Finding Jack directors Anton Ernst and Tati Golykh believed they had struck gold. Unable to find the perfect actor for a role in their Vietnam War drama, they decided to use cutting edge technology to resurrect one of Hollywood’s greatest legends, James Dean. Using digital technology, the co-directors would cast a CGI James Dean in a major supporting role in their adaptation of the novel by Gareth Crocker. Then, the backlash started to roll in: It’s a dishonor to Dean’s legacy, cinematic sacrilege, critics cried. And Ernst and Golykh were somehow baffled.
A few days after Ernst and Golykh’s announcement of the casting of a CGI James Dean in their film Finding Jack, the co-directors are responding to the backlash from numerous movie fans, critics, and Hollywood stars. Chris Evans called the decision shameful, while Zelda Williams, whose father Robin Williams had banned the use of his image 25 years after his death, said “It sets such an awful precedent for the future of performance.”
“We don’t really understand it. We never intended for this to be a marketing gimmick,” director Anton Ernst tells The Hollywood Reporter in response to the negative criticism.
And yet marketing gimmick it has become, as Ernst and Golykh are fairly unknown directors whose names have now been launched into the public eye thanks to their association with this ghoulish casting decision. While it’s surprising that two unknown directors could obtain the use of Dean’s image for their Vietnam War drama, Ernst’s recently launched Magic City Films company reportedly obtained the rights from Dean’s living relatives, represented by CMG Worldwide. They would not be the first either — Dean’s name and likeness has been used in ad and merchandising campaigns over the years including in Dolce & Gabbana, Allure Eyewear, H&M and Jose Cuervo. Ernst said that Dean’s estate, which is run by two cousins on the late actor’s father’s side, has been “supportive” of the film.

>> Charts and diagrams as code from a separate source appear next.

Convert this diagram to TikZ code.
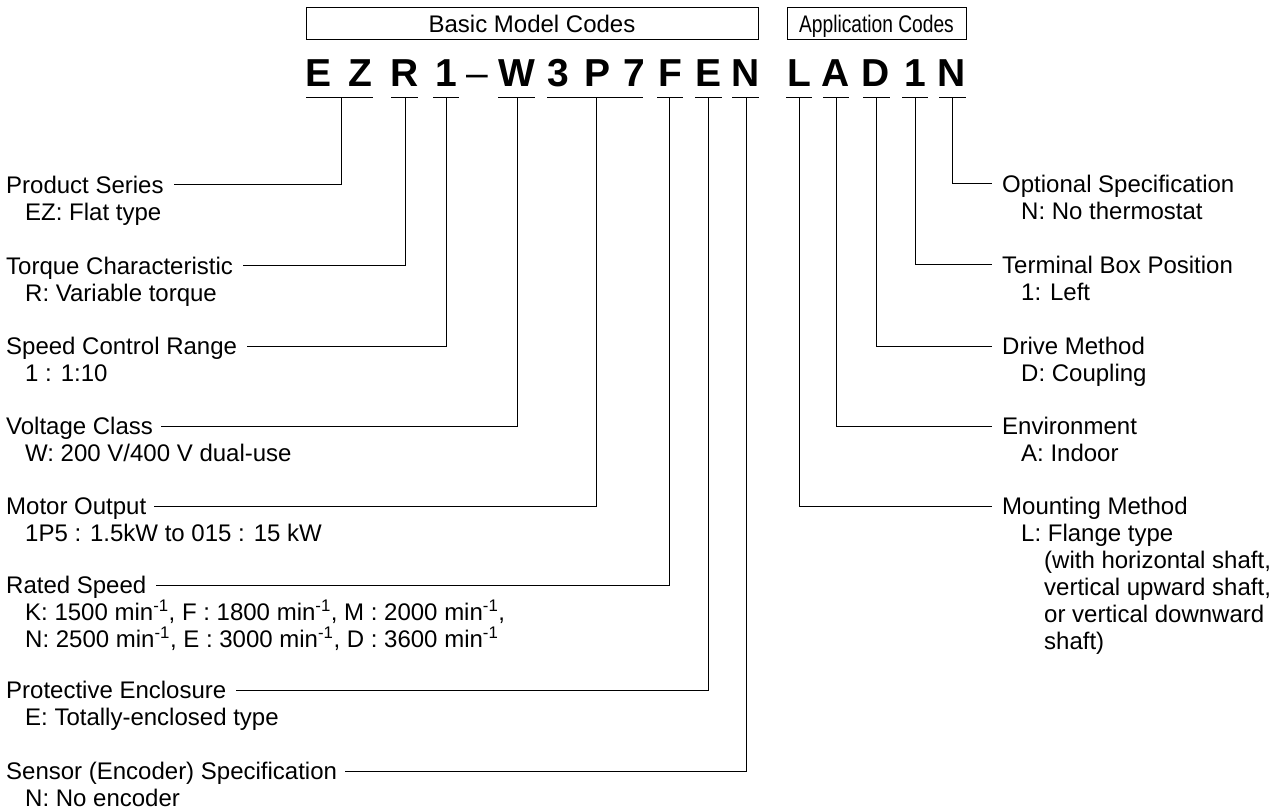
\documentclass[tikz,border=0pt]{standalone}
\usepackage{fontspec}
\setmainfont{Liberation Sans}
\tikzset{
  lab/.style={font=\fontsize{24}{27}\selectfont, inner sep=0pt, anchor=base west, text height=17.2pt, text depth=0pt},
  desc/.style={font=\fontsize{24}{27}\selectfont, inner sep=0pt, anchor=base west, align=left},
  code/.style={font=\fontsize{39}{39}\selectfont\bfseries, inner sep=0pt, anchor=base},
  codedash/.style={font=\fontsize{39}{39}\selectfont, inner sep=0pt, anchor=base},
  hdr/.style={draw, line width=1pt, minimum height=32pt, inner sep=0pt, text height=17.2pt, text depth=0pt, font=\fontsize{24}{27}\selectfont},
  wire/.style={line width=1pt},
}
\begin{document}
\begin{tikzpicture}[x=1pt,y=-1pt]
\useasboundingbox (0,0) rectangle (1285,810);

% header boxes
\node[hdr, minimum width=452pt] (hb) at (532,24) {Basic Model Codes};
\node[hdr, minimum width=179pt] (ha) at (876.5,24) {\scalebox{0.8}[1]{Application Codes}};

% code letters
\node[code] (cE)  at (319,87) {E};
\node[code] (cZ)  at (360,87) {Z};
\node[code] (cR)  at (405,87) {R};
\node[code] (c1)  at (446,87) {1};
\node[codedash] (cd) at (477,87) {–};
\node[code] (cW)  at (517,87) {W};
\node[code] (c3)  at (558,87) {3};
\node[code] (cP)  at (597,87) {P};
\node[code] (c7)  at (634,87) {7};
\node[code] (cF)  at (670,87) {F};
\node[code] (cE2) at (708,87) {E};
\node[code] (cN)  at (746,87) {N};
\node[code] (cL)  at (799,87) {L};
\node[code] (cA)  at (836,87) {A};
\node[code] (cD)  at (876,87) {D};
\node[code] (c1b) at (915,87) {1};
\node[code] (cN2) at (952,87) {N};

% bar tap points
\coordinate (kEZ) at (341,98);
\coordinate (kR)  at (405,98);
\coordinate (k1)  at (446,98);
\coordinate (kW)  at (517,98);
\coordinate (kP)  at (596,98);
\coordinate (kF)  at (669,98);
\coordinate (kE)  at (708,98);
\coordinate (kN)  at (746,98);
\coordinate (kL)  at (799,98);
\coordinate (kA)  at (836,98);
\coordinate (kD)  at (876,98);
\coordinate (k1b) at (915,98);
\coordinate (kN2) at (952,98);

% bars under the codes
\draw[wire] ([xshift=-35pt]kEZ) -- ([xshift=32pt]kEZ);
\draw[wire] ([xshift=-14pt]kR) -- ([xshift=13pt]kR);
\draw[wire] ([xshift=-13pt]k1) -- ([xshift=13pt]k1);
\draw[wire] ([xshift=-19pt]kW) -- ([xshift=18pt]kW);
\draw[wire] ([xshift=-49pt]kP) -- ([xshift=47pt]kP);
\draw[wire] ([xshift=-12pt]kF) -- ([xshift=14pt]kF);
\draw[wire] ([xshift=-13pt]kE) -- ([xshift=14pt]kE);
\draw[wire] ([xshift=-14pt]kN) -- ([xshift=13pt]kN);
\draw[wire] ([xshift=-13pt]kL) -- ([xshift=13pt]kL);
\draw[wire] ([xshift=-13pt]kA) -- ([xshift=13pt]kA);
\draw[wire] ([xshift=-13pt]kD) -- ([xshift=14pt]kD);
\draw[wire] ([xshift=-13pt]k1b) -- ([xshift=13pt]k1b);
\draw[wire] ([xshift=-13pt]kN2) -- ([xshift=14pt]kN2);

% left labels
\node[lab] (lPS) at (6,193.6) {Product Series};
\node[desc] (dPS) at (25,220.6) {EZ: Flat type};
\node[lab] (lTC) at (6,274.6) {Torque Characteristic};
\node[desc] (dTC) at (25,301.6) {R: Variable torque};
\node[lab] (lSC) at (6,354.6) {Speed Control Range};
\node[desc] (dSC) at (25,381.6) {1 : 1:10};
\node[lab] (lVC) at (6,434.6) {Voltage Class};
\node[desc] (dVC) at (25,461.6) {W: 200 V/400 V dual-use};
\node[lab] (lMO) at (6,514.6) {Motor Output};
\node[desc] (dMO) at (25,541.6) {1P5 : 1.5kW to 015 : 15 kW};
\node[lab] (lRS) at (6,593.6) {Rated Speed};
\node[desc] (dRS) at (25,647.6) {K: 1500 min\textsuperscript{-1}, F : 1800 min\textsuperscript{-1}, M : 2000 min\textsuperscript{-1},\\N: 2500 min\textsuperscript{-1}, E : 3000 min\textsuperscript{-1}, D : 3600 min\textsuperscript{-1}};
\node[lab] (lPE) at (6,698.6) {Protective Enclosure};
\node[desc] (dPE) at (25,725.6) {E: Totally-enclosed type};
\node[lab] (lSE) at (6,779.6) {Sensor (Encoder) Specification};
\node[desc] (dSE) at (25,806.6) {N: No encoder};

% right labels
\node[lab] (rOS) at (1002,192.6) {Optional Specification};
\node[desc] (eOS) at (1021,219.6) {N: No thermostat};
\node[lab] (rTB) at (1002,273.6) {Terminal Box Position};
\node[desc] (eTB) at (1021,300.6) {1: Left};
\node[lab] (rDM) at (1002,354.6) {Drive Method};
\node[desc] (eDM) at (1021,381.6) {D: Coupling};
\node[lab] (rEN) at (1002,434.6) {Environment};
\node[desc] (eEN) at (1021,461.6) {A: Indoor};
\node[lab] (rMM) at (1002,514.6) {Mounting Method};
\node[desc] (eMM) at (1021,649.6) {L: Flange type\\\hspace*{23pt}(with horizontal shaft,\\\hspace*{23pt}vertical upward shaft,\\\hspace*{23pt}or vertical downward\\\hspace*{23pt}shaft)};

% connectors, left side
\draw[wire] (kEZ) |- ([xshift=10pt]lPS.east);
\draw[wire] (kR)  |- ([xshift=10pt]lTC.east);
\draw[wire] (k1)  |- ([xshift=10pt]lSC.east);
\draw[wire] (kW)  |- ([xshift=8pt]lVC.east);
\draw[wire] (kP)  |- ([xshift=8pt]lMO.east);
\draw[wire] (kF)  |- ([xshift=9pt]lRS.east);
\draw[wire] (kE)  |- ([xshift=9pt]lPE.east);
\draw[wire] (kN)  |- ([xshift=8pt]lSE.east);

% connectors, right side
\draw[wire] (kN2) |- ([xshift=-10pt]rOS.west);
\draw[wire] (k1b) |- ([xshift=-10pt]rTB.west);
\draw[wire] (kD)  |- ([xshift=-10pt]rDM.west);
\draw[wire] (kA)  |- ([xshift=-10pt]rEN.west);
\draw[wire] (kL)  |- ([xshift=-10pt]rMM.west);
\end{tikzpicture}
\end{document}
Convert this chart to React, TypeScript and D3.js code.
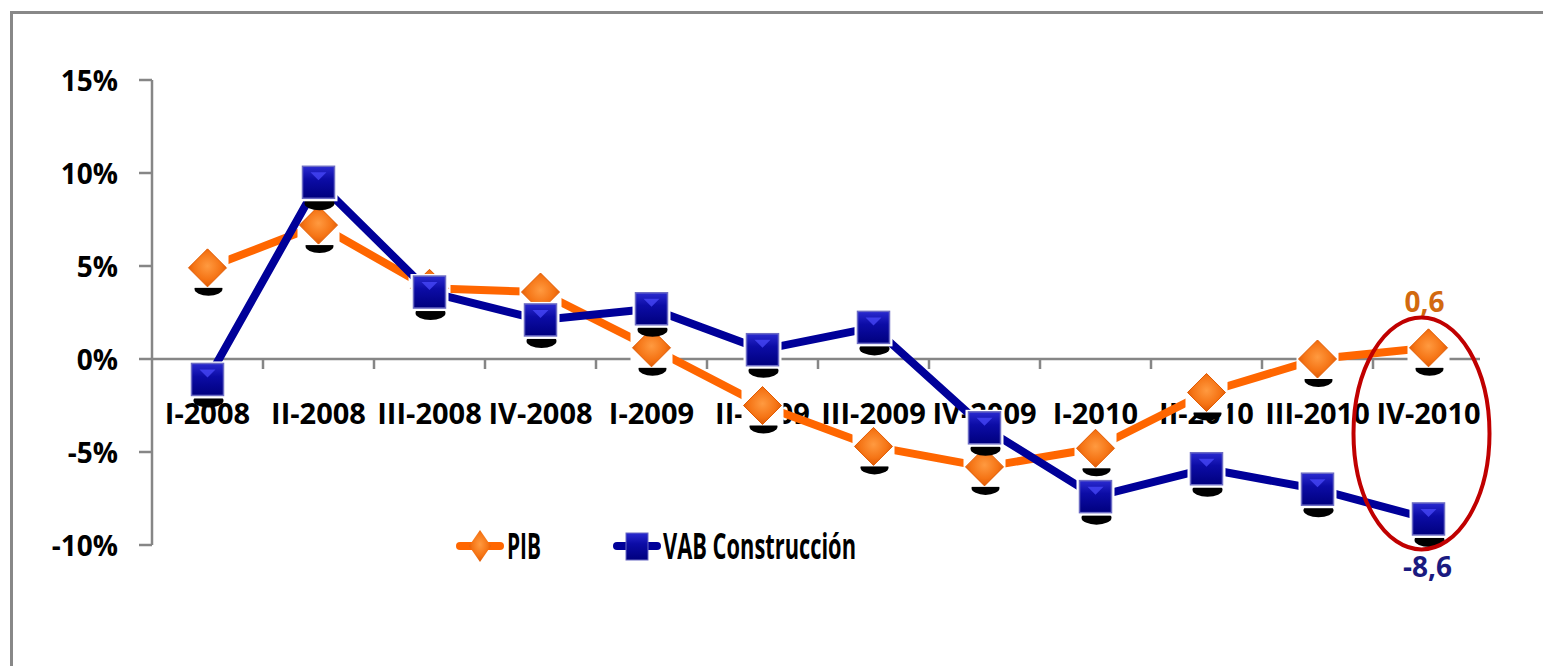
import * as d3 from 'd3';

const categories = ['I-2008', 'II-2008', 'III-2008', 'IV-2008', 'I-2009', 'II-2009', 'III-2009', 'IV-2009', 'I-2010', 'II-2010', 'III-2010', 'IV-2010'];
const pib = [4.9, 7.2, 3.8, 3.6, 0.6, -2.5, -4.7, -5.8, -4.8, -1.8, 0.0, 0.6];
const vab = [-1.1, 9.5, 3.6, 2.1, 2.7, 0.5, 1.7, -3.7, -7.4, -5.9, -7.0, -8.6];
const yTicks = [15, 10, 5, 0, -5, -10];
const seriesNames = ['PIB', 'VAB Construcción'];

const W = 1543;
const H = 666;
const FONT = '"Open Sans", "DejaVu Sans", sans-serif';
const ORANGE = '#ff6600';
const NAVY = '#000099';
const GRID = '#868686';

export default function App() {
  const x = d3.scaleBand<string>().domain(categories).range([152, 1484]).paddingInner(0).paddingOuter(0);
  const y = d3.scaleLinear().domain([-10, 15]).range([545, 80]);
  const cx = (c: string) => (x(c) as number) + x.bandwidth() / 2;

  const line = d3.line<number>()
    .x((_, i) => cx(categories[i]))
    .y(d => y(d));

  const fmt = (v: number) => v.toFixed(1).replace('.', ',');
  const last = categories.length - 1;
  const lx = cx(categories[last]);

  const diamond = (px: number, py: number, w: number, h: number) =>
    `M${px},${py - h / 2}L${px + w / 2},${py}L${px},${py + h / 2}L${px - w / 2},${py}Z`;

  const diamondMarker = (px: number, py: number, key: string) => (
    <g key={key}>
      <ellipse cx={px + 1} cy={py + 21} rx={14} ry={7} fill="#000" />
      <rect x={px - 21} y={py - 21} width={42} height={41} fill="#fff" />
      <path d={diamond(px, py, 38, 38)} fill="url(#gOrange)" stroke="#e25a00" strokeWidth={1} strokeLinejoin="round" />
    </g>
  );

  const squareMarker = (px: number, py: number, key: string) => (
    <g key={key}>
      <ellipse cx={px + 1} cy={py + 21} rx={15} ry={7} fill="#000" />
      <rect x={px - 19} y={py - 18} width={38} height={37} fill="#fff" />
      <rect x={px - 16} y={py - 16} width={32} height={32} fill="url(#gNavy)" stroke="#6b6bc4" strokeWidth={1.5} />
      <path d={`M${px - 8},${py - 10}L${px + 8},${py - 10}L${px},${py - 2}Z`} fill="#4d4dff" opacity={0.7} />
    </g>
  );

  return (
    <svg width={W} height={H} style={{ position: 'absolute', left: 0, top: 0, background: '#fff' }} fontFamily={FONT}>
      <defs>
        <radialGradient id="gOrange" cx="0.5" cy="0.45" r="0.6">
          <stop offset="0" stopColor="#ff9a40" />
          <stop offset="0.6" stopColor="#f57415" />
          <stop offset="1" stopColor="#d85200" />
        </radialGradient>
        <linearGradient id="gNavy" x1="0" y1="0" x2="0" y2="1">
          <stop offset="0" stopColor="#2a2ad0" />
          <stop offset="0.4" stopColor="#0c0ca6" />
          <stop offset="1" stopColor="#00007e" />
        </linearGradient>
      </defs>

      {/* frame */}
      <path d={`M11.5,${H}V12.5H${W}`} fill="none" stroke="#888" strokeWidth={3} />

      {/* y axis */}
      <line x1={152} x2={152} y1={y(15)} y2={y(-10)} stroke={GRID} strokeWidth={2.5} />
      {yTicks.map(t => (
        <g key={t}>
          <line x1={139} x2={152} y1={y(t)} y2={y(t)} stroke={GRID} strokeWidth={2.5} />
          <text x={118} y={y(t) + 11} textAnchor="end" fontSize={28} fontWeight="bold" fill="#000">{`${t}%`}</text>
        </g>
      ))}

      {/* x axis */}
      <line x1={152} x2={1480} y1={y(0)} y2={y(0)} stroke={GRID} strokeWidth={2.5} />
      {categories.slice(1).map(c => (
        <line key={c} x1={x(c) as number} x2={x(c) as number} y1={y(0)} y2={y(0) + 10} stroke={GRID} strokeWidth={2.5} />
      ))}
      {categories.map(c => (
        <text key={c} x={cx(c)} y={y(0) + 65} textAnchor="middle" fontSize={29} fontWeight="bold" fill="#000">{c}</text>
      ))}

      {/* PIB */}
      <path d={line(pib) as string} fill="none" stroke={ORANGE} strokeWidth={8} strokeLinejoin="round" />
      {pib.map((v, i) => diamondMarker(cx(categories[i]), y(v), `p${i}`))}

      {/* VAB */}
      <path d={line(vab) as string} fill="none" stroke={NAVY} strokeWidth={8} strokeLinejoin="round" />
      {vab.map((v, i) => squareMarker(cx(categories[i]), y(v), `v${i}`))}

      {/* annotations */}
      <text x={lx - 4} y={y(pib[last]) - 36} textAnchor="middle" fontSize={28} fontWeight="bold" fill="#d2690f">{fmt(pib[last])}</text>
      <text x={lx - 1} y={y(vab[last]) + 58} textAnchor="middle" fontSize={28} fontWeight="bold" fill="#1a1a80">{fmt(vab[last])}</text>
      <ellipse cx={lx - 7} cy={(y(pib[last]) + y(vab[last])) / 2} rx={68} ry={116} fill="none" stroke="#c00000" strokeWidth={4} />

      {/* legend */}
      <g>
        <line x1={460} x2={500} y1={546} y2={546} stroke={ORANGE} strokeWidth={8} strokeLinecap="round" />
        <path d={diamond(480, 546, 22, 32)} fill="url(#gOrange)" />
        <text x={507} y={559} fontSize={36} fontWeight="bold" textLength={34} lengthAdjust="spacingAndGlyphs" fill="#000">{seriesNames[0]}</text>
        <line x1={617} x2={657} y1={546} y2={546} stroke={NAVY} strokeWidth={8} strokeLinecap="round" />
        <rect x={626} y={533} width={22} height={27} fill="url(#gNavy)" stroke="#6b6bc4" strokeWidth={1} />
        <text x={663} y={559} fontSize={36} fontWeight="bold" textLength={193} lengthAdjust="spacingAndGlyphs" fill="#000">{seriesNames[1]}</text>
      </g>
    </svg>
  );
}
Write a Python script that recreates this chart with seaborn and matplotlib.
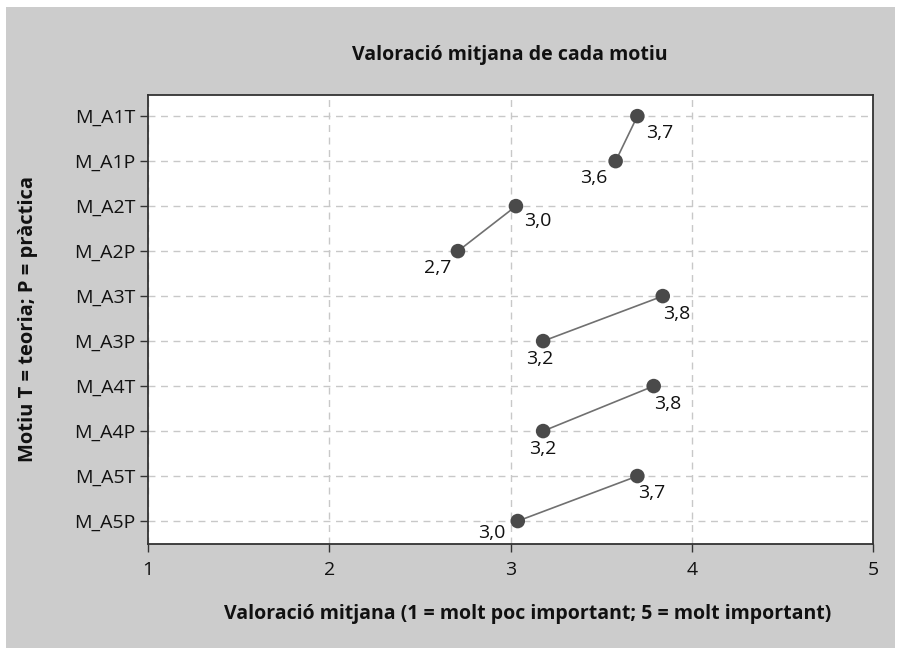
import pandas as pd
import matplotlib.pyplot as plt
import seaborn as sns
from matplotlib.patches import Rectangle

# data
motius = ["M_A1T", "M_A1P", "M_A2T", "M_A2P", "M_A3T",
          "M_A3P", "M_A4T", "M_A4P", "M_A5T", "M_A5P"]
valors = [3.70, 3.58, 3.03, 2.71, 3.84, 3.18, 3.79, 3.18, 3.70, 3.04]
etiquetes = ["3,7", "3,6", "3,0", "2,7", "3,8", "3,2", "3,8", "3,2", "3,7", "3,0"]
parells = ["A1", "A1", "A2", "A2", "A3", "A3", "A4", "A4", "A5", "A5"]

# label offsets (pixels) for each point
offsets = [(22, -17), (-22, -17), (22, -15), (-20, -17), (14, -18),
           (-3, -18), (14, -18), (0, -18), (14, -17), (-26, -12)]

df = pd.DataFrame({"motiu": motius, "valor": valors, "parell": parells, "etiqueta": etiquetes})

sns.set_style("white")
plt.rcParams["font.family"] = ["Open Sans", "DejaVu Sans"]

fig = plt.figure(figsize=(9.01, 6.55), dpi=100, facecolor="white")
fig.patches.append(Rectangle((6 / 901, 7 / 655), 889 / 901, 641 / 655,
                             transform=fig.transFigure, facecolor="#cccccc",
                             edgecolor="none", zorder=-10))
ax = fig.add_axes([148 / 901, 1 - 544 / 655, 725 / 901, 449 / 655])
ax.set_facecolor("white")

sns.scatterplot(data=df, x="valor", y="motiu", ax=ax, s=110, color="#4a4a4a",
                edgecolor="none", zorder=4)
for p, g in df.groupby("parell"):
    ax.plot(g["valor"], g["motiu"], color="#707070", lw=1.2, zorder=3)

for (_, r), off in zip(df.iterrows(), offsets):
    ax.annotate(r["etiqueta"], (r["valor"], r["motiu"]), xytext=off,
                textcoords="offset pixels", ha="center", va="center",
                fontsize=14, color="#111111")

ax.set_xlim(1, 5)
ax.set_ylim(9.51, -0.47)
ax.set_xticks([1, 2, 3, 4, 5])
ax.grid(True, color="#c8c8c8", linestyle=(0, (5, 4)), lw=1)
ax.tick_params(axis="both", direction="out", length=6, width=1, color="#333333",
               labelsize=14, labelcolor="#111111", left=True, bottom=True)
ax.tick_params(axis="x", pad=6)
ax.tick_params(axis="y", pad=3)
for s in ax.spines.values():
    s.set_color("#333333")
    s.set_linewidth(1.3)

ax.set_xlabel("Valoració mitjana (1 = molt poc important; 5 = molt important)",
              fontsize=14, fontweight="bold", color="#111111", labelpad=18)
ax.xaxis.label.set_x(0.524)
ax.set_ylabel("Motiu T = teoria; P = pràctica", fontsize=14.5, fontweight="bold",
              color="#111111", labelpad=26)
fig.text(510 / 901, 1 - 55 / 655, "Valoració mitjana de cada motiu",
         ha="center", va="center", fontsize=14, fontweight="bold", color="#111111")

fig.savefig("out.png", dpi=100, facecolor=fig.get_facecolor())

“I think they would have wanted their family member’s legacy to live on. That’s what we’ve done here as well. We’ve brought a whole new generation of filmgoers to be aware of James Dean,” said Ernst.
Ernst compared their casting of Dean in Finding Jack to Fisher’s posthumous appearances in Star Wars: The Rise of Skywalker, which is comprised of archival footage pieced together after the star’s sudden passing. “Visual effects is a tool,” Ernst said, adding, “Anyone that is brought back to life — you have to respect them.” Ernst said that if Fisher had never wanted to be in a film after her death, “then that should be a line.”
“I think the line should be … you must always honor the deceased’s wishes and try to act in a way that is honorable and full of dignity,” Ernst said.
But there is a marked difference between the digital insertion of Fisher, which was done out of narrative necessity and in homage to the actress under the guidance of her daughter Billie Lourde, and the casting of Dean, which could have been entirely avoided. And when Dean passed in 1955, the concept of digital resurrection was not even a prospect, and there’s no way he could have given or denied permission. Any actors who died before this technology became a reality could then be subject to being digitally recreated long after their passing — something we’ve seen with Laurence Olivier’s appearance in Sky Captain and the World of Tomorrow and Humphrey Bogart’s “starring” role in the Tales From the Crypt episode “You, Murderer.” The prospect is a little frightening, and opens the doors to a future where actors may not have control over how their image is used.